_Your goal_
Transcribe all of the material exactly, except for its pictures.
-- start --
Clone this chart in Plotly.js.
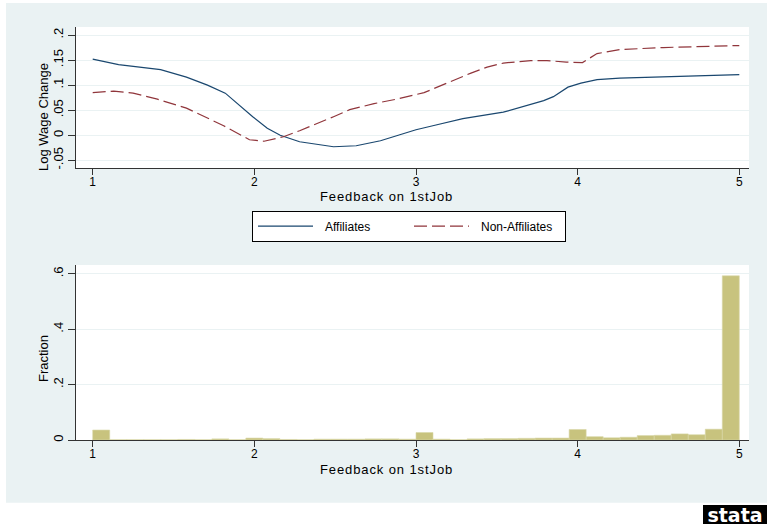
<!DOCTYPE html>
<html><head><meta charset="utf-8">
<script src="https://cdn.plot.ly/plotly-3.0.1.min.js"></script>
<style>
html,body{margin:0;padding:0;background:#fff;}
#chart{width:767px;height:524px;}
g.annotation[data-index="0"] text, g.annotation[data-index="1"] text{letter-spacing:0.9px;}
g.legend text.legendtext{transform:translateX(7px);}
</style></head><body><div id="chart"></div>
<script>
// ---- data ----
const affX = [1.0,1.16,1.42,1.58,1.71,1.82,1.99,2.08,2.16,2.28,2.49,2.63,2.78,2.88,3.0,3.13,3.29,3.54,3.66,3.79,3.85,3.94,4.02,4.12,4.26,4.53,4.74,5.0];
const affY = [0.152,0.141,0.131,0.116,0.100,0.084,0.037,0.014,0.000,-0.013,-0.023,-0.021,-0.011,-0.001,0.011,0.021,0.033,0.046,0.057,0.069,0.077,0.096,0.104,0.111,0.114,0.117,0.119,0.121];
const nonX = [1.0,1.13,1.25,1.40,1.58,1.81,1.97,2.06,2.18,2.28,2.49,2.59,2.74,2.88,3.05,3.19,3.34,3.44,3.54,3.71,3.81,3.93,4.03,4.12,4.26,4.53,4.74,5.0];
const nonY = [0.085,0.088,0.084,0.072,0.054,0.019,-0.009,-0.012,-0.003,0.009,0.037,0.051,0.063,0.072,0.085,0.104,0.124,0.136,0.144,0.149,0.149,0.146,0.145,0.163,0.171,0.175,0.177,0.179];
const histLo = 1, histHi = 5;
const histFrac = [0.036,0.001,0.001,0.001,0.001,0.002,0.001,0.004,0.001,0.007,0.005,0.002,0.001,0.003,0.003,0.003,0.004,0.004,0.003,0.027,0.003,0.001,0.004,0.005,0.005,0.006,0.007,0.007,0.038,0.012,0.008,0.010,0.016,0.017,0.022,0.019,0.039,0.593];
const xTickVals = [1,2,3,4,5];
const yTopVals = [-0.05,0,0.05,0.1,0.15,0.2];
const yTopText = ['-.05','0','.05','.1','.15','.2'];
const yBotVals = [0,0.2,0.4,0.6];
const yBotText = ['0','.2','.4','.6'];
const seriesNames = ['Affiliates','Non-Affiliates'];
const xTitle = 'Feedback on 1stJob';
const yTopTitle = 'Log Wage Change';
const yBotTitle = 'Fraction';

// ---- derived bins ----
const binW = (histHi - histLo) / histFrac.length;
const binCenters = histFrac.map((_, i) => histLo + (i + 0.5) * binW);

const W = 767, H = 524;
const px = v => v / W;
const py = v => 1 - v / H;
const FONT = 'Liberation Sans, Arial, sans-serif';
const BG = '#eaf2f3';
const AX = '#333333';

const traces = [
  {x: affX, y: affY, xaxis: 'x', yaxis: 'y', mode: 'lines', name: seriesNames[0],
   line: {color: '#1a476f', width: 1.2}},
  {x: nonX, y: nonY, xaxis: 'x', yaxis: 'y', mode: 'lines', name: seriesNames[1],
   line: {color: '#90353b', width: 1.2, dash: '13px,5px'}},
  {type: 'bar', x: binCenters, y: histFrac, width: binW, xaxis: 'x2', yaxis: 'y2',
   showlegend: false, marker: {color: '#c8c37e', line: {color: '#d9d6a8', width: 0.6}}}
];

const xCommon = {
  range: [0.8967, 5.060], tickvals: xTickVals, ticks: 'outside', ticklen: 6, tickwidth: 1,
  tickcolor: AX, showline: true, linecolor: AX, linewidth: 1, showgrid: false, zeroline: false,
  ticklabelstandoff: -3,
  tickfont: {family: FONT, size: 12, color: '#000'}, fixedrange: true
};
const yCommon = {
  ticks: 'outside', ticklen: 7, tickwidth: 1, tickcolor: AX, showline: true, linecolor: AX,
  linewidth: 1, showgrid: true, gridcolor: BG, gridwidth: 1, zeroline: false, tickangle: -90,
  tickfont: {family: FONT, size: 13, color: '#000'}, fixedrange: true
};

const layout = {
  width: W, height: H,
  margin: {l: 0, r: 0, t: 0, b: 0},
  paper_bgcolor: BG, plot_bgcolor: '#ffffff',
  font: {family: FONT, size: 12, color: '#000'},
  xaxis: Object.assign({}, xCommon, {domain: [px(76), px(749)], anchor: 'y'}),
  yaxis: Object.assign({}, yCommon, {domain: [py(168), py(27)], anchor: 'x',
    range: [-0.0654, 0.216], tickvals: yTopVals, ticktext: yTopText}),
  xaxis2: Object.assign({}, xCommon, {domain: [px(76), px(749)], anchor: 'y2'}),
  yaxis2: Object.assign({}, yCommon, {domain: [py(440), py(265)], anchor: 'x2',
    range: [0, 0.632], tickvals: yBotVals, ticktext: yBotText}),
  showlegend: true,
  legend: {orientation: 'h', x: px(252), y: py(210.7), xanchor: 'left', yanchor: 'top',
    bgcolor: '#ffffff', bordercolor: '#000000', borderwidth: 1,
    font: {family: FONT, size: 12, color: '#000'}, itemwidth: 55,
    entrywidth: 86, entrywidthmode: 'pixels', itemclick: false, itemdoubleclick: false},
  bargap: 0,
  shapes: [
    {type: 'rect', xref: 'paper', yref: 'paper', x0: 0, x1: 1, y0: 0, y1: py(502.7),
     fillcolor: '#ffffff', line: {width: 0}, layer: 'below'},
    {type: 'rect', xref: 'paper', yref: 'paper', x0: 0, x1: px(6), y0: 0, y1: 1,
     fillcolor: '#ffffff', line: {width: 0}, layer: 'below'},
    {type: 'rect', xref: 'paper', yref: 'paper', x0: 0, x1: 1, y0: py(3), y1: 1,
     fillcolor: '#ffffff', line: {width: 0}, layer: 'below'}
  ],
  annotations: [
    {text: xTitle, xref: 'paper', yref: 'paper', x: px(326), y: py(197), xanchor: 'left',
     yanchor: 'middle', showarrow: false, font: {family: FONT, size: 13, color: '#000'}},
    {text: xTitle, xref: 'paper', yref: 'paper', x: px(326), y: py(469), xanchor: 'left',
     yanchor: 'middle', showarrow: false, font: {family: FONT, size: 13, color: '#000'}},
    {text: yTopTitle, xref: 'paper', yref: 'paper', x: px(43), y: py(173), xanchor: 'center',
     yanchor: 'bottom', textangle: -90, showarrow: false, font: {family: FONT, size: 13, color: '#000'}},
    {text: yBotTitle, xref: 'paper', yref: 'paper', x: px(43), y: py(384.5), xanchor: 'center',
     yanchor: 'bottom', textangle: -90, showarrow: false, font: {family: FONT, size: 13, color: '#000'}},
    {text: '<b>stata</b>', xref: 'paper', yref: 'paper', x: 1, y: 0, xanchor: 'right', yanchor: 'bottom',
     showarrow: false, bgcolor: '#000000', borderpad: 0, borderwidth: 0, width: 64, height: 19,
     font: {family: 'DejaVu Sans, sans-serif', size: 19, color: '#ffffff'}}
  ]
};

Plotly.newPlot('chart', traces, layout, {displayModeBar: false, staticPlot: true});
</script></body></html>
-- end --
_Response below_
Clone this chart in Plotly.js.
<!DOCTYPE html>
<html><head><meta charset="utf-8">
<script src="https://cdn.plot.ly/plotly-3.0.1.min.js"></script>
<style>
html,body{margin:0;padding:0;background:#fff;}
#chart{width:767px;height:524px;}
g.annotation[data-index="0"] text, g.annotation[data-index="1"] text{letter-spacing:0.9px;}
g.legend text.legendtext{transform:translateX(7px);}
</style></head><body><div id="chart"></div>
<script>
// ---- data ----
const affX = [1.0,1.16,1.42,1.58,1.71,1.82,1.99,2.08,2.16,2.28,2.49,2.63,2.78,2.88,3.0,3.13,3.29,3.54,3.66,3.79,3.85,3.94,4.02,4.12,4.26,4.53,4.74,5.0];
const affY = [0.152,0.141,0.131,0.116,0.100,0.084,0.037,0.014,0.000,-0.013,-0.023,-0.021,-0.011,-0.001,0.011,0.021,0.033,0.046,0.057,0.069,0.077,0.096,0.104,0.111,0.114,0.117,0.119,0.121];
const nonX = [1.0,1.13,1.25,1.40,1.58,1.81,1.97,2.06,2.18,2.28,2.49,2.59,2.74,2.88,3.05,3.19,3.34,3.44,3.54,3.71,3.81,3.93,4.03,4.12,4.26,4.53,4.74,5.0];
const nonY = [0.085,0.088,0.084,0.072,0.054,0.019,-0.009,-0.012,-0.003,0.009,0.037,0.051,0.063,0.072,0.085,0.104,0.124,0.136,0.144,0.149,0.149,0.146,0.145,0.163,0.171,0.175,0.177,0.179];
const histLo = 1, histHi = 5;
const histFrac = [0.036,0.001,0.001,0.001,0.001,0.002,0.001,0.004,0.001,0.007,0.005,0.002,0.001,0.003,0.003,0.003,0.004,0.004,0.003,0.027,0.003,0.001,0.004,0.005,0.005,0.006,0.007,0.007,0.038,0.012,0.008,0.010,0.016,0.017,0.022,0.019,0.039,0.593];
const xTickVals = [1,2,3,4,5];
const yTopVals = [-0.05,0,0.05,0.1,0.15,0.2];
const yTopText = ['-.05','0','.05','.1','.15','.2'];
const yBotVals = [0,0.2,0.4,0.6];
const yBotText = ['0','.2','.4','.6'];
const seriesNames = ['Affiliates','Non-Affiliates'];
const xTitle = 'Feedback on 1stJob';
const yTopTitle = 'Log Wage Change';
const yBotTitle = 'Fraction';

// ---- derived bins ----
const binW = (histHi - histLo) / histFrac.length;
const binCenters = histFrac.map((_, i) => histLo + (i + 0.5) * binW);

const W = 767, H = 524;
const px = v => v / W;
const py = v => 1 - v / H;
const FONT = 'Liberation Sans, Arial, sans-serif';
const BG = '#eaf2f3';
const AX = '#333333';

const traces = [
  {x: affX, y: affY, xaxis: 'x', yaxis: 'y', mode: 'lines', name: seriesNames[0],
   line: {color: '#1a476f', width: 1.2}},
  {x: nonX, y: nonY, xaxis: 'x', yaxis: 'y', mode: 'lines', name: seriesNames[1],
   line: {color: '#90353b', width: 1.2, dash: '13px,5px'}},
  {type: 'bar', x: binCenters, y: histFrac, width: binW, xaxis: 'x2', yaxis: 'y2',
   showlegend: false, marker: {color: '#c8c37e', line: {color: '#d9d6a8', width: 0.6}}}
];

const xCommon = {
  range: [0.8967, 5.060], tickvals: xTickVals, ticks: 'outside', ticklen: 6, tickwidth: 1,
  tickcolor: AX, showline: true, linecolor: AX, linewidth: 1, showgrid: false, zeroline: false,
  ticklabelstandoff: -3,
  tickfont: {family: FONT, size: 12, color: '#000'}, fixedrange: true
};
const yCommon = {
  ticks: 'outside', ticklen: 7, tickwidth: 1, tickcolor: AX, showline: true, linecolor: AX,
  linewidth: 1, showgrid: true, gridcolor: BG, gridwidth: 1, zeroline: false, tickangle: -90,
  tickfont: {family: FONT, size: 13, color: '#000'}, fixedrange: true
};

const layout = {
  width: W, height: H,
  margin: {l: 0, r: 0, t: 0, b: 0},
  paper_bgcolor: BG, plot_bgcolor: '#ffffff',
  font: {family: FONT, size: 12, color: '#000'},
  xaxis: Object.assign({}, xCommon, {domain: [px(76), px(749)], anchor: 'y'}),
  yaxis: Object.assign({}, yCommon, {domain: [py(168), py(27)], anchor: 'x',
    range: [-0.0654, 0.216], tickvals: yTopVals, ticktext: yTopText}),
  xaxis2: Object.assign({}, xCommon, {domain: [px(76), px(749)], anchor: 'y2'}),
  yaxis2: Object.assign({}, yCommon, {domain: [py(440), py(265)], anchor: 'x2',
    range: [0, 0.632], tickvals: yBotVals, ticktext: yBotText}),
  showlegend: true,
  legend: {orientation: 'h', x: px(252), y: py(210.7), xanchor: 'left', yanchor: 'top',
    bgcolor: '#ffffff', bordercolor: '#000000', borderwidth: 1,
    font: {family: FONT, size: 12, color: '#000'}, itemwidth: 55,
    entrywidth: 86, entrywidthmode: 'pixels', itemclick: false, itemdoubleclick: false},
  bargap: 0,
  shapes: [
    {type: 'rect', xref: 'paper', yref: 'paper', x0: 0, x1: 1, y0: 0, y1: py(502.7),
     fillcolor: '#ffffff', line: {width: 0}, layer: 'below'},
    {type: 'rect', xref: 'paper', yref: 'paper', x0: 0, x1: px(6), y0: 0, y1: 1,
     fillcolor: '#ffffff', line: {width: 0}, layer: 'below'},
    {type: 'rect', xref: 'paper', yref: 'paper', x0: 0, x1: 1, y0: py(3), y1: 1,
     fillcolor: '#ffffff', line: {width: 0}, layer: 'below'}
  ],
  annotations: [
    {text: xTitle, xref: 'paper', yref: 'paper', x: px(326), y: py(197), xanchor: 'left',
     yanchor: 'middle', showarrow: false, font: {family: FONT, size: 13, color: '#000'}},
    {text: xTitle, xref: 'paper', yref: 'paper', x: px(326), y: py(469), xanchor: 'left',
     yanchor: 'middle', showarrow: false, font: {family: FONT, size: 13, color: '#000'}},
    {text: yTopTitle, xref: 'paper', yref: 'paper', x: px(43), y: py(173), xanchor: 'center',
     yanchor: 'bottom', textangle: -90, showarrow: false, font: {family: FONT, size: 13, color: '#000'}},
    {text: yBotTitle, xref: 'paper', yref: 'paper', x: px(43), y: py(384.5), xanchor: 'center',
     yanchor: 'bottom', textangle: -90, showarrow: false, font: {family: FONT, size: 13, color: '#000'}},
    {text: '<b>stata</b>', xref: 'paper', yref: 'paper', x: 1, y: 0, xanchor: 'right', yanchor: 'bottom',
     showarrow: false, bgcolor: '#000000', borderpad: 0, borderwidth: 0, width: 64, height: 19,
     font: {family: 'DejaVu Sans, sans-serif', size: 19, color: '#ffffff'}}
  ]
};

Plotly.newPlot('chart', traces, layout, {displayModeBar: false, staticPlot: true});
</script></body></html>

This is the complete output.